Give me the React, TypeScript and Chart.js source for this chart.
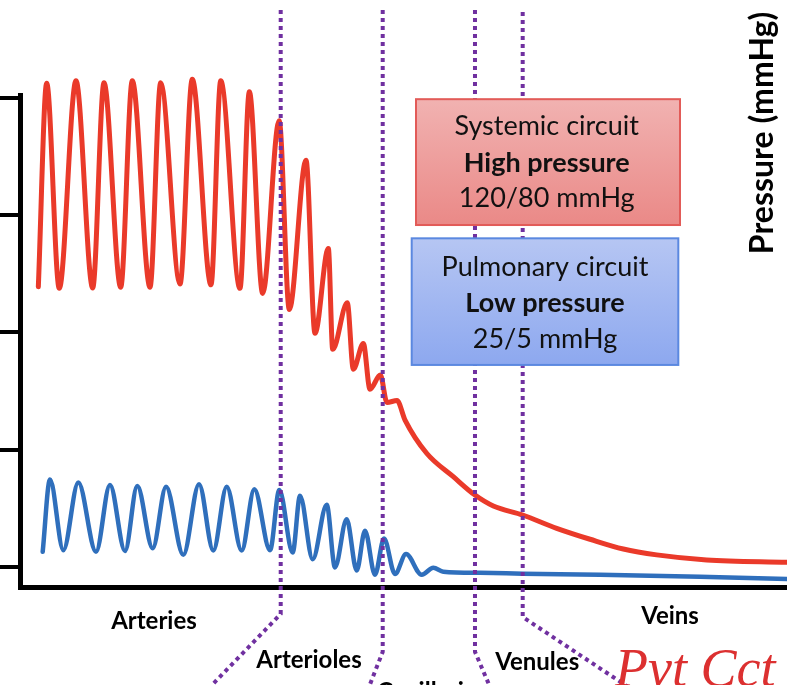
import { useEffect, useRef } from "react";
import { Chart, registerables } from "chart.js";

Chart.register(...registerables);

const W = 787;
const H = 685;

// x: position along the circulation (0-100), y: pressure (mmHg)
const systemicX = [2.39, 3.48, 5.12, 7.3, 9.48, 10.95, 13.13, 14.64, 16.95, 18.34, 20.86, 22.46, 24.9, 26.17, 28.68, 29.9, 31.64, 33.79, 35.11, 37.29, 38.46, 40.2, 40.77, 42.67, 43.46, 44.76, 45.63, 46.98, 47.85, 49.15, 50.2, 53.02, 56.49, 59.32, 61.71, 65.54, 69.97, 74.32, 78.66, 83.01, 89.53, 99.96];
const systemicY = [71.7, 123.8, 71.3, 124.4, 71.4, 123.9, 71.6, 124.4, 71.6, 123.9, 72.4, 124.8, 72.2, 124.4, 71.3, 121.6, 70.0, 114.2, 65.9, 104.1, 59.8, 81.5, 55.7, 67.6, 50.6, 57.2, 45.5, 49.1, 42.1, 42.6, 37.6, 29.1, 23.1, 18.4, 15.6, 13.3, 9.9, 7.1, 4.6, 3.1, 1.8, 1.2];

const pulmonaryX = [2.96, 3.91, 5.65, 7.6, 9.91, 11.73, 13.69, 15.29, 17.3, 19.04, 21.29, 23.34, 25.2, 26.95, 28.9, 30.55, 32.6, 33.81, 35.55, 36.51, 38.16, 39.99, 41.07, 42.59, 43.9, 44.98, 46.28, 47.46, 48.89, 50.33, 52.37, 53.89, 55.19, 59.97, 65.58, 75.62, 88.66, 100];
const pulmonaryY = [3.9, 22.4, 4.3, 21.6, 3.9, 21.0, 4.1, 20.7, 4.8, 20.5, 3.1, 21.2, 4.2, 20.5, 4.2, 19.9, 4.3, 19.7, 3.7, 18.2, 2.0, 15.9, -0.1, 12.2, -0.9, 9.3, -2.0, 7.3, -1.8, 3.3, -2.0, -0.2, -1.2, -1.5, -1.7, -2.0, -2.5, -3.1];

const yTicks = [0, 30, 60, 90, 120];

// vessel segment boundaries (dotted purple lines)
const dividerX = [33.99, 47.29, 59.32, 65.54];
const dividerTopY = [142.5, 142.5, 142.5, 142.0];
const dividerBendY = [-12.0, -21.7, -21.7, -12.8];
const dividerEndX = [25.03, 45.5, 61.28, 79.66];
const dividerEndY = [-30.2, -30.7, -30.7, -31.2];

const vesselLabels = ["Arteries", "Arterioles", "Capillaries", "Venules", "Veins"];
const vesselLabelX = [17.47, 37.68, 53.72, 67.43, 84.75];
const vesselLabelY = [-13.8, -23.8, -32.0, -24.3, -12.5];

const systemicBoxLines = ["Systemic circuit", "High pressure", "120/80 mmHg"];
const pulmonaryBoxLines = ["Pulmonary circuit", "Low pressure", "25/5 mmHg"];

const yTitle = "Pressure (mmHg)";
const note = "Pvt Cct";

const FONT = "Lato";

function drawBox(
  ctx: CanvasRenderingContext2D,
  px: (v: number) => number,
  py: (v: number) => number,
  x0: number, x1: number, y0: number, y1: number,
  top: string, bottom: string, border: string,
  lines: string[], cx: number, lineY: number[]
) {
  const L = px(x0), R = px(x1), T = py(y0), B = py(y1);
  const g = ctx.createLinearGradient(0, T, 0, B);
  g.addColorStop(0, top);
  g.addColorStop(1, bottom);
  ctx.fillStyle = g;
  ctx.fillRect(L, T, R - L, B - T);
  ctx.strokeStyle = border;
  ctx.lineWidth = 2;
  ctx.setLineDash([]);
  ctx.strokeRect(L, T, R - L, B - T);
  ctx.fillStyle = "#111";
  ctx.textAlign = "center";
  ctx.textBaseline = "middle";
  lines.forEach((t, i) => {
    ctx.font = (i === 1 ? "bold " : "") + `27px ${FONT}`;
    ctx.fillText(t, px(cx), py(lineY[i]));
  });
}

const overlay = {
  id: "overlay",
  afterDatasetsDraw(chart: any) {
    const { ctx } = chart;
    const xs = chart.scales.x;
    const ys = chart.scales.y;
    const px = (v: number) => xs.getPixelForValue(v);
    const py = (v: number) => ys.getPixelForValue(v);
    ctx.save();
    // dotted dividers
    ctx.strokeStyle = "#7030A0";
    ctx.lineWidth = 4;
    ctx.lineCap = "butt";
    ctx.setLineDash([4, 4]);
    dividerX.forEach((d, i) => {
      ctx.beginPath();
      ctx.moveTo(px(d), py(dividerTopY[i]));
      ctx.lineTo(px(d), py(dividerBendY[i]));
      ctx.lineTo(px(dividerEndX[i]), py(dividerEndY[i]));
      ctx.stroke();
    });
    ctx.setLineDash([]);
    // boxes
    drawBox(ctx, px, py, 51.63, 86.05, 119.7, 87.5, "#F1B2B1", "#EA8987", "#E25B58",
      systemicBoxLines, 68.67, [112.7, 103.4, 94.3]);
    drawBox(ctx, px, py, 51.07, 85.83, 84.1, 51.7, "#B6C6F3", "#8DA8EF", "#5B88E0",
      pulmonaryBoxLines, 68.45, [76.8, 67.5, 58.3]);
    // vessel labels
    ctx.fillStyle = "#000";
    ctx.textAlign = "center";
    ctx.textBaseline = "middle";
    ctx.font = `bold 24px ${FONT}`;
    vesselLabels.forEach((t, i) => {
      ctx.fillText(t, px(vesselLabelX[i]), py(vesselLabelY[i]));
    });
    // y title (rotated)
    ctx.save();
    ctx.translate(px(96.87), py(111.05));
    ctx.rotate(-Math.PI / 2);
    ctx.font = `bold 32px ${FONT}`;
    ctx.fillStyle = "#000";
    ctx.fillText(yTitle, 0, 0);
    ctx.restore();
    // handwritten note
    ctx.font = `italic 54px "Liberation Serif"`;
    ctx.fillStyle = "#DC3030";
    ctx.textAlign = "left";
    ctx.textBaseline = "alphabetic";
    ctx.fillText(note, px(77.58), py(-30.5));
    ctx.restore();
  },
};

export default function App() {
  const ref = useRef<HTMLCanvasElement>(null);
  useEffect(() => {
    const chart = new Chart(ref.current as HTMLCanvasElement, {
      type: "line",
      data: {
        datasets: [
          {
            label: "Systemic",
            data: systemicX.map((x, i) => ({ x, y: systemicY[i] })),
            borderColor: "#EA3A2A",
            borderWidth: 5,
            pointRadius: 0,
            cubicInterpolationMode: "monotone",
            fill: false,
            clip: false as any,
            borderCapStyle: "round",
            borderJoinStyle: "round",
          },
          {
            label: "Pulmonary",
            data: pulmonaryX.map((x, i) => ({ x, y: pulmonaryY[i] })),
            borderColor: "#2F6FBC",
            borderWidth: 4.5,
            pointRadius: 0,
            cubicInterpolationMode: "monotone",
            fill: false,
            clip: false as any,
            borderCapStyle: "round",
            borderJoinStyle: "round",
          },
        ],
      },
      options: {
        responsive: false,
        animation: false,
        events: [],
        layout: { padding: { top: 95, bottom: 98, left: 0, right: 0 } },
        plugins: { legend: { display: false }, tooltip: { enabled: false } },
        scales: {
          x: {
            type: "linear",
            min: 0,
            max: 100,
            ticks: { display: false },
            grid: { display: false, drawTicks: false },
            border: { display: true, color: "#000", width: 5 },
          },
          y: {
            type: "linear",
            min: -5.12,
            max: 120.77,
            afterBuildTicks: (s: any) => {
              s.ticks = yTicks.map((v) => ({ value: v }));
            },
            ticks: { display: false },
            grid: {
              drawOnChartArea: false,
              drawTicks: true,
              tickLength: 20,
              lineWidth: 4,
              color: "#000",
            },
            border: { display: true, color: "#000", width: 5 },
          },
        },
      },
      plugins: [overlay],
    } as any);
    return () => chart.destroy();
  }, []);
  return (
    <div style={{ position: "fixed", left: 0, top: 0, width: W, height: H, background: "#fff" }}>
      <canvas ref={ref} width={W} height={H} style={{ display: "block", width: W, height: H }} />
    </div>
  );
}
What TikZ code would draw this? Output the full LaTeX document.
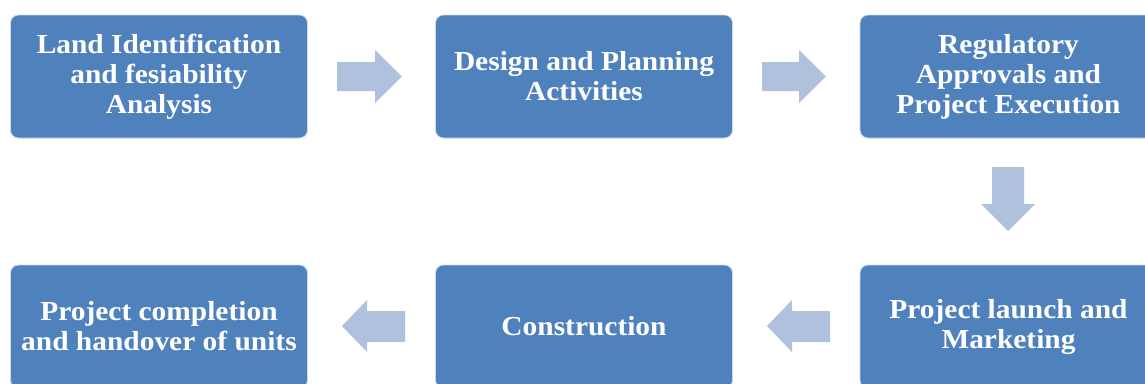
\documentclass[tikz,border=0pt]{standalone}
\usepackage{fontspec}
\setmainfont[FakeStretch=1.07]{Liberation Serif}
\begin{document}
\begin{tikzpicture}[x=1pt,y=-1pt,
  stage/.style={draw=white!70!boxblue, line width=0.8pt, fill=boxblue, rounded corners=8pt,
    minimum width=297pt, minimum height=123pt, inner sep=0pt, text=white,
    font=\bfseries\fontsize{27.5}{30}\selectfont, align=center},
  blockarrow/.style={fill=arrowblue, draw=none}]
\definecolor{boxblue}{HTML}{4F81BD}
\definecolor{arrowblue}{HTML}{B0C1DD}
\useasboundingbox (0,0) rectangle (1145,383);
\clip (0,0) rectangle (1145,383);
\node[stage] (s1) at (159,76.5) {Land Identification\\and fesiability\\Analysis};
\node[stage] (s2) at (584,76.5) {Design and Planning\\Activities};
\node[stage] (s3) at (1008.5,76.5) {Regulatory\\Approvals and\\Project Execution};
\node[stage] (s4) at (1008.5,326.5) {Project launch and\\Marketing};
\node[stage] (s5) at (584,326.5) {Construction};
\node[stage] (s6) at (159,326.5) {Project completion\\and handover of units};
% right arrows
\fill[blockarrow] (337,62) -- (375,62) -- (375,50) -- (402,76.5) -- (375,103) -- (375,91) -- (337,91) -- cycle;
\fill[blockarrow] (762,62) -- (799,62) -- (799,50) -- (826,76.5) -- (799,103) -- (799,91) -- (762,91) -- cycle;
% down arrow
\fill[blockarrow] (992,167) -- (1024,167) -- (1024,204) -- (1035,204) -- (1008,231) -- (981,204) -- (992,204) -- cycle;
% left arrows
\fill[blockarrow] (830,311) -- (792,311) -- (792,300) -- (767,326) -- (792,352) -- (792,342) -- (830,342) -- cycle;
\fill[blockarrow] (405,311) -- (367,311) -- (367,300) -- (342,326) -- (367,352) -- (367,342) -- (405,342) -- cycle;
\end{tikzpicture}
\end{document}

● **CHALLENGE**
From the first line of the listing above, repeat every line through the one holding "const yTicks = [0, 30, 60, 90, 120];". Both ends count, and pictures stay out.

● **EXERCISE RESULT**
Give me the React, TypeScript and Chart.js source for this chart.
import { useEffect, useRef } from "react";
import { Chart, registerables } from "chart.js";

Chart.register(...registerables);

const W = 787;
const H = 685;

// x: position along the circulation (0-100), y: pressure (mmHg)
const systemicX = [2.39, 3.48, 5.12, 7.3, 9.48, 10.95, 13.13, 14.64, 16.95, 18.34, 20.86, 22.46, 24.9, 26.17, 28.68, 29.9, 31.64, 33.79, 35.11, 37.29, 38.46, 40.2, 40.77, 42.67, 43.46, 44.76, 45.63, 46.98, 47.85, 49.15, 50.2, 53.02, 56.49, 59.32, 61.71, 65.54, 69.97, 74.32, 78.66, 83.01, 89.53, 99.96];
const systemicY = [71.7, 123.8, 71.3, 124.4, 71.4, 123.9, 71.6, 124.4, 71.6, 123.9, 72.4, 124.8, 72.2, 124.4, 71.3, 121.6, 70.0, 114.2, 65.9, 104.1, 59.8, 81.5, 55.7, 67.6, 50.6, 57.2, 45.5, 49.1, 42.1, 42.6, 37.6, 29.1, 23.1, 18.4, 15.6, 13.3, 9.9, 7.1, 4.6, 3.1, 1.8, 1.2];

const pulmonaryX = [2.96, 3.91, 5.65, 7.6, 9.91, 11.73, 13.69, 15.29, 17.3, 19.04, 21.29, 23.34, 25.2, 26.95, 28.9, 30.55, 32.6, 33.81, 35.55, 36.51, 38.16, 39.99, 41.07, 42.59, 43.9, 44.98, 46.28, 47.46, 48.89, 50.33, 52.37, 53.89, 55.19, 59.97, 65.58, 75.62, 88.66, 100];
const pulmonaryY = [3.9, 22.4, 4.3, 21.6, 3.9, 21.0, 4.1, 20.7, 4.8, 20.5, 3.1, 21.2, 4.2, 20.5, 4.2, 19.9, 4.3, 19.7, 3.7, 18.2, 2.0, 15.9, -0.1, 12.2, -0.9, 9.3, -2.0, 7.3, -1.8, 3.3, -2.0, -0.2, -1.2, -1.5, -1.7, -2.0, -2.5, -3.1];

const yTicks = [0, 30, 60, 90, 120];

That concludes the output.